"The imminence of war between Monaco and the United States": Clemens's anticipation of The Mouse That Roared. "The New War-Scare" was written in 1898, but not published for more than eighty years, when Neville Publishing issued a limited edition of 115 copies, edited by James Pepper. An undated note by Clemens at the head of the text reads "This was written in the threatening days of 1898, but was not published because the scare passed by; it is published now because the scare is back." Clemens' literary executor has also annotated the first page of the manuscript: "Notice: The publication rights of this m.s. remain the property of the S. L. Clemens Estate, and all other publication, in any form, of any portion of it, is thereby strictly forbidden. Albert Bigelow Paine for the S.L.C. Estate."

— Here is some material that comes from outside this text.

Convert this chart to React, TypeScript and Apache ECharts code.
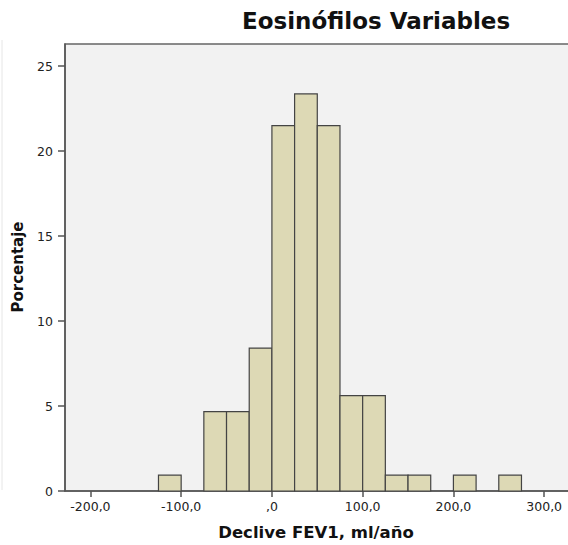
import React, { useEffect, useRef } from "react";
import * as echarts from "echarts";

// Histogram bins (ml/año) and percentage of patients in each bin
const binStarts = [-125, -100, -75, -50, -25, 0, 25, 50, 75, 100, 125, 150, 175, 200, 225, 250];
const binWidth = 25;
const percentages = [0.93, 0, 4.67, 4.67, 8.41, 21.5, 23.36, 21.5, 5.61, 5.61, 0.93, 0.93, 0, 0.93, 0, 0.93];
const xTicks = [-200, -100, 0, 100, 200, 300];
const yTicks = [0, 5, 10, 15, 20, 25];

const titleText = "Eosinófilos Variables";
const xName = "Declive FEV1, ml/año";
const yName = "Porcentaje";

const FONT = "'DejaVu Sans', Verdana, sans-serif";

export default function App() {
  const ref = useRef<HTMLDivElement>(null);
  useEffect(() => {
    if (!ref.current) return;
    const chart = echarts.init(ref.current, null, { renderer: "svg" });
    const data = binStarts
      .map((s, i) => [s, s + binWidth, percentages[i]])
      .filter((d) => d[2] > 0);
    const fmtX = (v: number) => (v === 0 ? ",0" : v.toFixed(1).replace(".", ","));
    chart.setOption({
      animation: false,
      backgroundColor: "#ffffff",
      textStyle: { fontFamily: FONT },
      grid: {
        left: 65,
        top: 44,
        width: 520,
        height: 447,
        outerBoundsMode: "none",
        containLabel: false,
        show: true,
        backgroundColor: "#f2f2f2",
        borderColor: "#666666",
        borderWidth: 1.5,
      },
      xAxis: {
        type: "value",
        min: -228,
        max: 345,
        axisLine: { show: true, onZero: false, lineStyle: { color: "#555555", width: 1.5 } },
        axisTick: { show: true, length: 6, customValues: xTicks, lineStyle: { color: "#555555", width: 1.5 } },
        axisLabel: {
          customValues: xTicks,
          formatter: fmtX,
          color: "#222222",
          fontSize: 12.5,
          fontFamily: FONT,
          margin: 9,
        },
        splitLine: { show: false },
      },
      yAxis: {
        type: "value",
        min: 0,
        max: 26.3,
        axisLine: { show: true, onZero: false, lineStyle: { color: "#555555", width: 1.5 } },
        axisTick: { show: true, length: 7, customValues: yTicks, lineStyle: { color: "#555555", width: 1.5 } },
        axisLabel: {
          customValues: yTicks,
          color: "#222222",
          fontSize: 12.5,
          fontFamily: FONT,
          margin: 12,
        },
        splitLine: { show: false },
      },
      series: [
        {
          type: "custom",
          data,
          encode: { x: [0, 1], y: 2 },
          renderItem: (params: any, api: any) => {
            const p0 = api.coord([api.value(0), 0]);
            const p1 = api.coord([api.value(1), api.value(2)]);
            return {
              type: "rect",
              shape: { x: p0[0], y: p1[1], width: p1[0] - p0[0], height: p0[1] - p1[1] },
              style: { fill: "#ddd9b5", stroke: "#444444", lineWidth: 1.2 },
            };
          },
        },
      ],
      graphic: [
        {
          type: "line",
          shape: { x1: 2, y1: 40, x2: 2, y2: 490 },
          style: { stroke: "#e6e6e6", lineWidth: 1 },
        },
        {
          type: "text",
          x: 376,
          y: 21,
          style: {
            text: titleText,
            fontFamily: FONT,
            fontWeight: "bold",
            fontSize: 23,
            fill: "#111111",
            textAlign: "center",
            textVerticalAlign: "middle",
          },
        },
        {
          type: "text",
          x: 316,
          y: 532,
          style: {
            text: xName,
            fontFamily: FONT,
            fontWeight: "bold",
            fontSize: 16.5,
            fill: "#111111",
            textAlign: "center",
            textVerticalAlign: "middle",
          },
        },
        {
          type: "text",
          x: 18,
          y: 267,
          rotation: Math.PI / 2,
          style: {
            text: yName,
            fontFamily: FONT,
            fontWeight: "bold",
            fontSize: 15,
            fill: "#111111",
            textAlign: "center",
            textVerticalAlign: "middle",
          },
        },
      ],
    });
    return () => chart.dispose();
  }, []);
  return <div ref={ref} style={{ width: 568, height: 545, position: "absolute", left: 0, top: 0 }} />;
}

James Pepper explains the genesis of the story in his preface to the 1981 Neville edition. "The New War-Scare was written in 1898 during Mark Twain's sojourn in Vienna. The author found inspiration by reading a Viennese newspaper article in the Tagblatt of January 23, 1898, which contained a detailed listing of Monaco's governmental expenses. Twain's comic incorporation of this list provides the center around which the story is built. Creation of the tale occurred at the time of Twain's rapidly increasing interest in political and moral issues which would begin to dominate his writing upon his return to America in 1900. On January 3, 1899, Twain referred to The New War-Scare in a letter to his friend and benefactor, Henry H. Rogers: 'I have written a blame sight profaner one, about Monaco and Monte Carlo—if Mrs. Clemens allows it to pass her frontier I think I can beguile the Cosmopolitan into printing it.' Whether Twain actually attempted to have the piece published is uncertain. The text has survived in the original holograph manuscript and two typescripts which are carefully corrected in the author's hand. The addition of the short note preceding the story and a number of re-workings in pencil on the manuscript suggest that he revised the piece over a period of time."
Clemens may have thought "The New War-Scare" profane, but it is in fact a rather broad burlesque, and rather too dependent on facts and statistics (real and imaginary) to be especially successful. For example, in his physical description of Monaco, Clemens notes that the "Empire … contains eight square miles. Part of it is under cultivation, & produces olives, oranges & fish. It takes a freight train nine & half minutes to cross it from frontier to frontier & the fastest express has not been able to it in less than three & an eighth. … The industry is an imperial monopoly. The Factory is the largest building in the Empire except the Palace, which laps over and extends a little into France at both ends—a liberty which was ventured at one of those time when France was torn by internal commotions, & which will have to be answered for when France ceases to be torn by internal commotions."
Gambling is also one of Clemens's targets: "The commerce of the Empire is restricted to the Game, substantially; the Empire's revenues are drawn from the Game; its expenses—Church, State, Municipal & other—are paid by the Game; its imports consist of food & wines & coffins for supporters of the Game; its exports consist of supporters of the Game whom change of circumstances has rendered incapable of further continuing their function. The coffins mentioned are for suicides, & are furnished free by the government to persons requiring them, together with gratis burial."